Corker was one of three Republicans and seven Democrats on the Senate foreign relations panel to approve military strikes in Syria. The resolution authorizing military action in the country cleared the Senate panel last Wednesday  by a vote of 10 to 7. 

The planned military strikes against Assad's forces were in retaliation for the regime's alleged use of chemical weapons against anti-government rebels in the country. 

But Senate Majority Leader Harry Reid pulled the plug on a full Senate vote on the resolution after an eleventh-hour proposal by Russia to push Syria to abandon its chemical weapon stockpiles. 

Moscow floated the proposal Monday, which would have Assad hand over the weapon stockpiles to international control, led by the United Nations. 

The plan was a significant break by Moscow from the country's long-standing support for the Assad regime throughout the more than two-year civil war in the country. 

The Russian plan has effectively put any possible Senate vote on military action on ice, while White House officials gauge the validity of Moscow's proposal, Corker said. 

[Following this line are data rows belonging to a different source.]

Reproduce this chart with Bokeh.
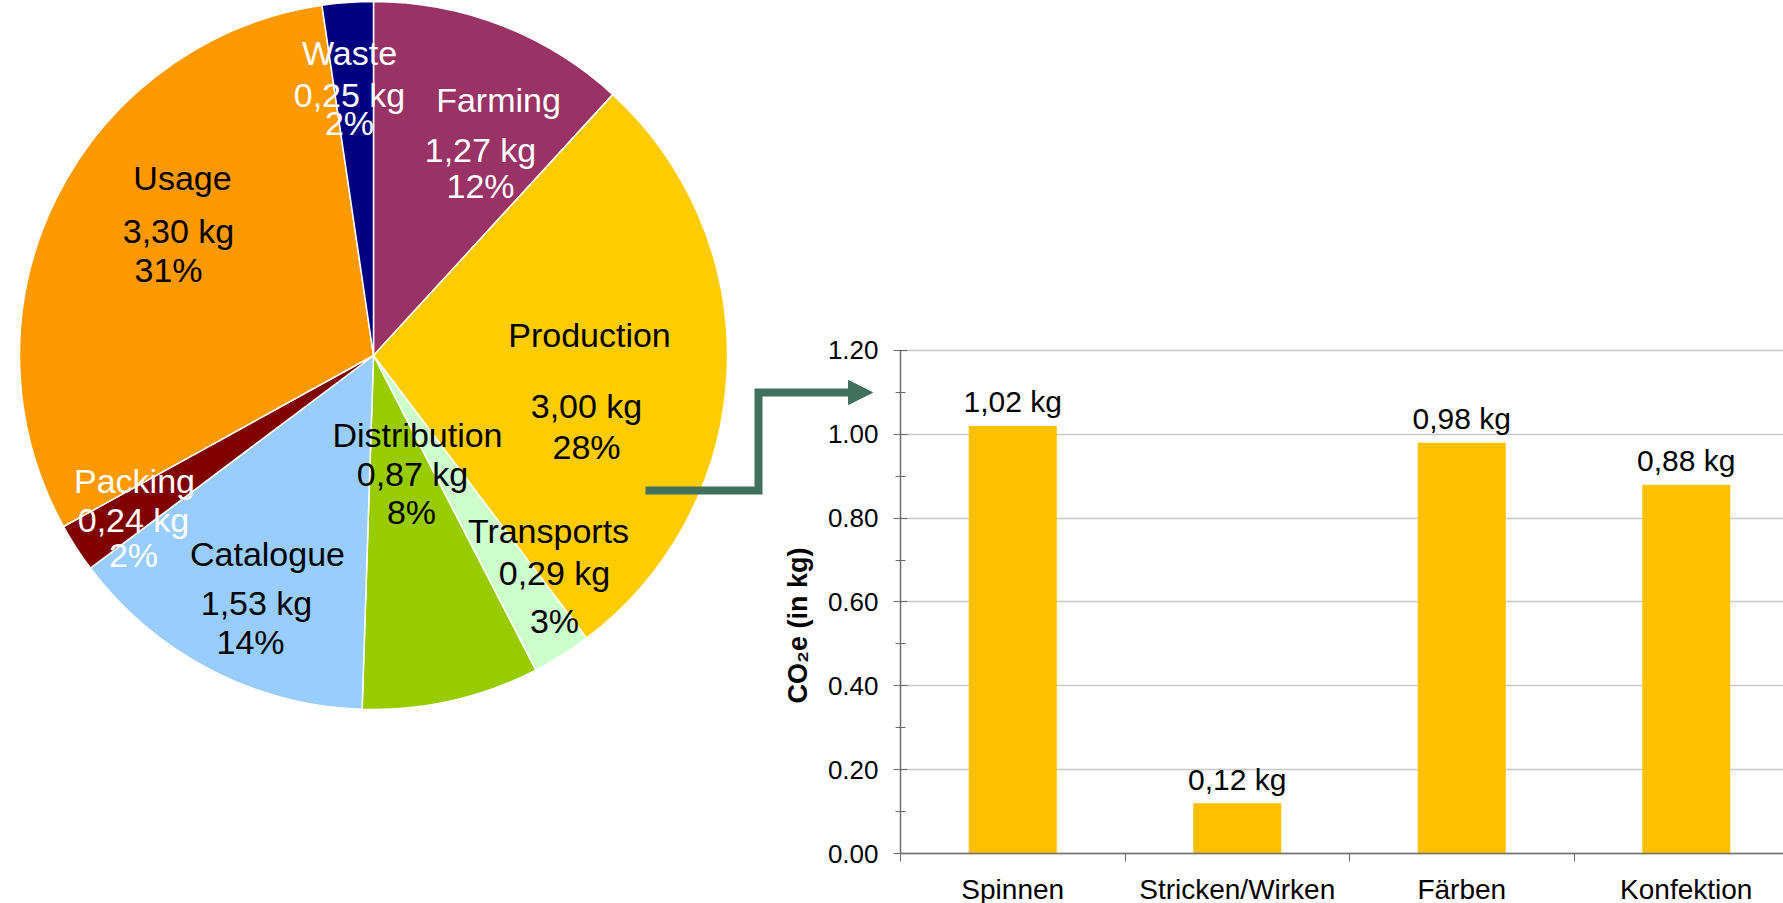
import math
from bokeh.plotting import figure
from bokeh.models import (Range1d, LinearAxis, Grid, FixedTicker,
                          PrintfTickFormatter, ColumnDataSource)
from bokeh.core.properties import value
from bokeh.embed import file_html
from bokeh.resources import INLINE

# ---------------- data ----------------
# pie: emissions per life-cycle stage (kg CO2e), clockwise from 12 o'clock
slices = ["Farming", "Production", "Transports", "Distribution",
          "Catalogue", "Packing", "Usage", "Waste"]
slice_kg = [1.27, 3.00, 0.29, 0.87, 1.53, 0.24, 3.30, 0.25]

# bars: breakdown of the production stage
steps = ["Spinnen", "Stricken/Wirken", "Färben", "Konfektion"]
step_kg = [1.02, 0.12, 0.98, 0.88]
y_ticks = [0.0, 0.2, 0.4, 0.6, 0.8, 1.0, 1.2]
y_label = "CO₂e (in kg)"

# ---------------- styles / layout ----------------
slice_colors = ["#993366", "#FFCC00", "#CCFFCC", "#99CC00",
                "#99CCFF", "#800000", "#FF9900", "#000080"]
label_colors = ["white", "black", "black", "black",
                "black", "white", "black", "white"]
# label line offsets from pie centre (pixels, y up)
name_off = [(125, 256), (216, 21), (175, -175), (44, -79),
            (-106, -198), (-239, -125), (-191, 178), (-24, 303)]
val_off = [(107, 206), (213, -50), (181, -217), (39, -118),
           (-117, -247), (-240, -164), (-195, 125), (-24, 261)]
pct_off = [(107, 170), (213, -91), (181, -265), (38, -156),
           (-123, -286), (-240, -199), (-205, 86), (-24, 233)]

FONT = "Liberation Sans"
BAR_COLOR = "#FFC000"
ARROW = "#41705F"
AXIS_COLOR = "#6E6E6E"
GRID_COLOR = "#C8C8C8"

W, H = 1783, 903            # canvas; page x = data x, page y = H - data y
CX, CY, R = 373, H - 355, 354
AX, CAT = 900, 224.5        # bar chart: x of value axis, px per category
AY, UNIT = 853, 419.17      # bar chart: y of zero line, px per kg

p = figure(width=W, height=H, x_range=Range1d(0, W), y_range=Range1d(0, H),
           x_axis_type=None, y_axis_type=None, toolbar_location=None,
           output_backend="svg", min_border=0, outline_line_color=None)
p.background_fill_color = "white"
p.border_fill_color = "white"

p.extra_x_ranges = {"bx": Range1d((0 - AX) / CAT, (W - AX) / CAT)}
p.extra_y_ranges = {"by": Range1d((AY - H) / UNIT, AY / UNIT)}

# ---------------- pie ----------------
total = sum(slice_kg)
cum = [0.0]
for v in slice_kg:
    cum.append(cum[-1] + v / total)
starts = [math.pi / 2 - 2 * math.pi * c for c in cum[:-1]]
ends = [math.pi / 2 - 2 * math.pi * c for c in cum[1:]]
pie_src = ColumnDataSource(dict(start=starts, end=ends, color=slice_colors))
p.wedge(x=CX, y=CY, radius=R, start_angle="start", end_angle="end",
        direction="clock", fill_color="color", line_color="white",
        line_width=1.5, source=pie_src)

def fmt_kg(v):
    return f"{v:.2f}".replace(".", ",") + " kg"

names_src = ColumnDataSource(dict(
    x=[CX + o[0] for o in name_off], y=[CY + o[1] for o in name_off],
    t=slices, c=label_colors))
vals_src = ColumnDataSource(dict(
    x=[CX + o[0] for o in val_off], y=[CY + o[1] for o in val_off],
    t=[fmt_kg(v) for v in slice_kg], c=label_colors))
pcts_src = ColumnDataSource(dict(
    x=[CX + o[0] for o in pct_off], y=[CY + o[1] for o in pct_off],
    t=[f"{round(v / total * 100)}%" for v in slice_kg], c=label_colors))
for src in (names_src, vals_src, pcts_src):
    p.text(x="x", y="y", text="t", text_color="c", source=src,
           text_align="center", text_baseline="middle",
           text_font=value(FONT), text_font_size="34px")

# ---------------- arrow ----------------
arrow_x = [645, 758, 758, 850]
arrow_y = [H - 490, H - 490, H - 392, H - 392]
p.line(arrow_x, arrow_y, line_color=ARROW, line_width=8, line_join="miter")
p.patch([848, 872, 848], [H - 380, H - 392, H - 404],
        fill_color=ARROW, line_color=ARROW)

# ---------------- bar chart ----------------
centers = [i + 0.5 for i in range(len(steps))]
bar_src = ColumnDataSource(dict(x=centers, top=step_kg,
                                lab=[fmt_kg(v) for v in step_kg]))

ygrid_ticker = FixedTicker(ticks=y_ticks,
                           minor_ticks=[t + 0.1 for t in y_ticks[:-1]])
grid = Grid(dimension=1, ticker=ygrid_ticker, x_range_name="bx",
            y_range_name="by", bounds=(0, max(y_ticks)),
            grid_line_color=GRID_COLOR, grid_line_width=1.5)
try:
    grid.cross_bounds = (0, len(steps))
except Exception:
    pass
p.add_layout(grid)

p.vbar(x="x", top="top", width=0.392, source=bar_src, x_range_name="bx",
       y_range_name="by", fill_color=BAR_COLOR, line_color=None)
p.text(x="x", y="top", text="lab", source=bar_src, x_range_name="bx",
       y_range_name="by", text_align="center", text_baseline="alphabetic",
       y_offset=-24, text_font=value(FONT), text_font_size="30px",
       text_color="black")

yaxis = LinearAxis(x_range_name="bx", y_range_name="by", fixed_location=0,
                   bounds=(0, max(y_ticks)), ticker=ygrid_ticker,
                   formatter=PrintfTickFormatter(format="%.2f"))
yaxis.axis_line_color = AXIS_COLOR
yaxis.axis_line_width = 1.5
yaxis.major_tick_line_color = AXIS_COLOR
yaxis.minor_tick_line_color = AXIS_COLOR
yaxis.major_tick_in = 7
yaxis.major_tick_out = 7
yaxis.minor_tick_in = 5
yaxis.minor_tick_out = 5
yaxis.major_label_standoff = 15
yaxis.major_label_text_font = FONT
yaxis.major_label_text_font_size = "26px"
yaxis.major_label_text_color = "black"
p.add_layout(yaxis, "left")

# rotated value-axis title, placed beside the tick labels
p.text(x=[797], y=[H - 625], text=[y_label], angle=math.pi / 2,
       text_align="center", text_baseline="middle", text_font=value(FONT),
       text_font_size="27px", text_font_style="bold", text_color="black")

xaxis = LinearAxis(x_range_name="bx", y_range_name="by", fixed_location=0,
                   bounds=(0, len(steps)),
                   ticker=FixedTicker(ticks=centers,
                                      minor_ticks=list(range(len(steps) + 1))),
                   major_label_overrides={c: s for c, s in zip(centers, steps)})
xaxis.axis_line_color = AXIS_COLOR
xaxis.axis_line_width = 1.5
xaxis.major_tick_in = 0
xaxis.major_tick_out = 0
xaxis.minor_tick_in = 0
xaxis.minor_tick_out = 8
xaxis.minor_tick_line_color = AXIS_COLOR
xaxis.major_label_standoff = 12
xaxis.major_label_text_font = FONT
xaxis.major_label_text_font_size = "28px"
xaxis.major_label_text_color = "black"
p.add_layout(xaxis, "below")

open("out.html", "w").write(file_html(p, INLINE, title="CO2e"))
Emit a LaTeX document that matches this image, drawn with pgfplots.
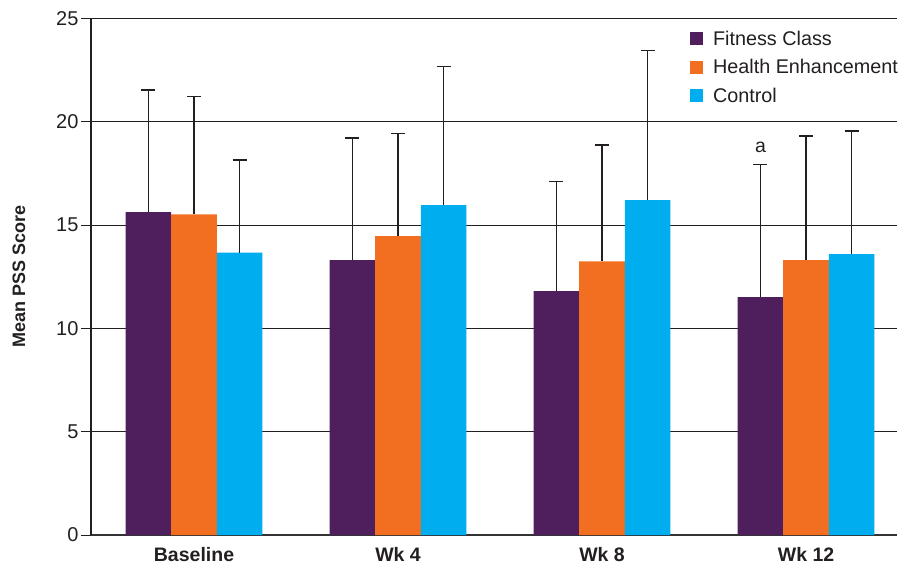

"I'd be very surprised if over the next couple of weeks" a vote is held on U.S. military force in Syria. "I think this is on pause for awhile." 

But the Tennessee Republican has "below zero faith" Russia can convince Assad to give up the weapons and submit to international control. 

"I have almost no faith in the Russian government to do anything" to advance the disarmament  Corker said. "It is almost like below zero faith." 

The Russian plan, he added, was likely a stalling tactic to give the Assad regime breathing room in the face of American military intervention. 

"I think the Syrians and Russians . . . they know the momentum has been stalled off for a period of time," according to Corker. 

Recent reports state that Assad's forces have launched new attacks against rebel positions around Damascus, which were the same areas targeted by the alleged chemical attacks. 

"Whether they are serious or not serious, you can see why they kind maneuvered" toward a disarmament deal, he said. 

But "when there is an opportunity like this, you [have to] pursue it," he added.